To find the slope of the tangent line to a graph at a given point, you can use the derivative of the function. The derivative gives you the rate of change of the function at any point.
First, let's find the derivative of the function f(x):
f(x) = -10/3x^2 + 6x + 6
To take the derivative, you can use the power rule and the sum rule of differentiation.
The power rule states that the derivative of x^n is n*x^(n-1).
The sum rule states that the derivative of the sum of two functions is the sum of their derivatives.
Applying the power rule and the sum rule, we differentiate each term:
f'(x) = (-10/3) * d/dx(x^2) + d/dx(6x) + 0
= (-10/3) * (2x) + 6
= -20/3 * x + 6
Now that we have the derivative, we can find the slope. The slope is equal to the value of the derivative evaluated at the x-coordinate of the given point (-1, -10/3).

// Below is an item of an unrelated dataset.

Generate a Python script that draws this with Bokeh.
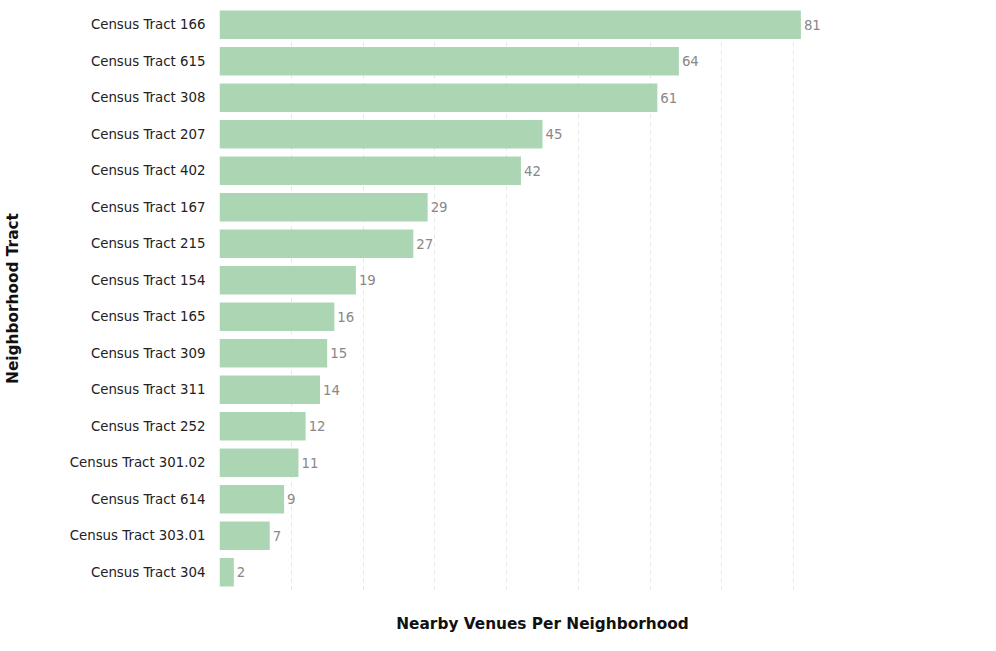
from bokeh.plotting import figure
from bokeh.models import ColumnDataSource, LabelSet
from bokeh.core.properties import value
from bokeh.embed import file_html
from bokeh.resources import INLINE

tracts = ["Census Tract 166", "Census Tract 615", "Census Tract 308", "Census Tract 207",
          "Census Tract 402", "Census Tract 167", "Census Tract 215", "Census Tract 154",
          "Census Tract 165", "Census Tract 309", "Census Tract 311", "Census Tract 252",
          "Census Tract 301.02", "Census Tract 614", "Census Tract 303.01", "Census Tract 304"]
venues = [81, 64, 61, 45, 42, 29, 27, 19, 16, 15, 14, 12, 11, 9, 7, 2]

src = ColumnDataSource(dict(tract=tracts, venues=venues, label=[str(v) for v in venues]))

p = figure(y_range=list(reversed(tracts)), x_range=(0, 90), width=980, height=635,
           output_backend="svg", toolbar_location=None,
           min_border_left=0, min_border_right=115, min_border_top=6, min_border_bottom=40)
p.hbar(y="tract", right="venues", height=0.78, source=src,
       fill_color="#a3d1ab", fill_alpha=0.9, line_color=None)
p.add_layout(LabelSet(x="venues", y="tract", text="label", source=src, x_offset=3,
                      text_baseline="middle", text_color="#888888",
                      text_font_size="10pt", text_font=value("DejaVu Sans")))

p.outline_line_color = None
p.ygrid.grid_line_color = None
p.xgrid.grid_line_color = "#e6e6e6"
p.xgrid.grid_line_dash = "4 4"
p.xaxis.ticker = list(range(0, 91, 10))
p.xaxis.major_label_text_font_size = "0pt"
p.axis.axis_line_color = None
p.axis.major_tick_line_color = None
p.axis.minor_tick_line_color = None
p.yaxis.major_label_text_font_size = "10pt"
p.yaxis.major_label_text_font = "DejaVu Sans"
p.yaxis.major_label_text_color = "#222222"
p.xaxis.axis_label = "Nearby Venues Per Neighborhood"
p.yaxis.axis_label = "Neighborhood Tract"
for ax in (p.xaxis, p.yaxis):
    ax.axis_label_text_font = "DejaVu Sans"
    ax.axis_label_text_font_style = "bold"
    ax.axis_label_text_font_size = "11.5pt"
    ax.axis_label_text_color = "#111111"
p.yaxis.axis_label_standoff = 45
p.yaxis.major_label_standoff = 8
p.xaxis.axis_label_standoff = 18

open("out.html", "w").write(file_html(p, INLINE))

Substitute x = -1 into f'(x):
slope = -20/3 * (-1) + 6
= 20/3 + 6
= 20/3 + 18/3
= 38/3
The slope of the tangent line is 38/3.
To find the equation of the tangent line, we can use the point-slope form of the equation, which states that y - y1 = m(x - x1), where (x1, y1) is the given point and m is the slope.
Substituting the values into the equation, we have:
y - (-10/3) = (38/3)(x - (-1))
y + 10/3 = (38/3)(x + 1)
y + 10/3 = (38/3)x + 38/3
y = (38/3)x + 38/3 - 10/3
y = (38/3)x + 28/3
Therefore, the equation of the tangent line is y = (38/3)x + 28/3.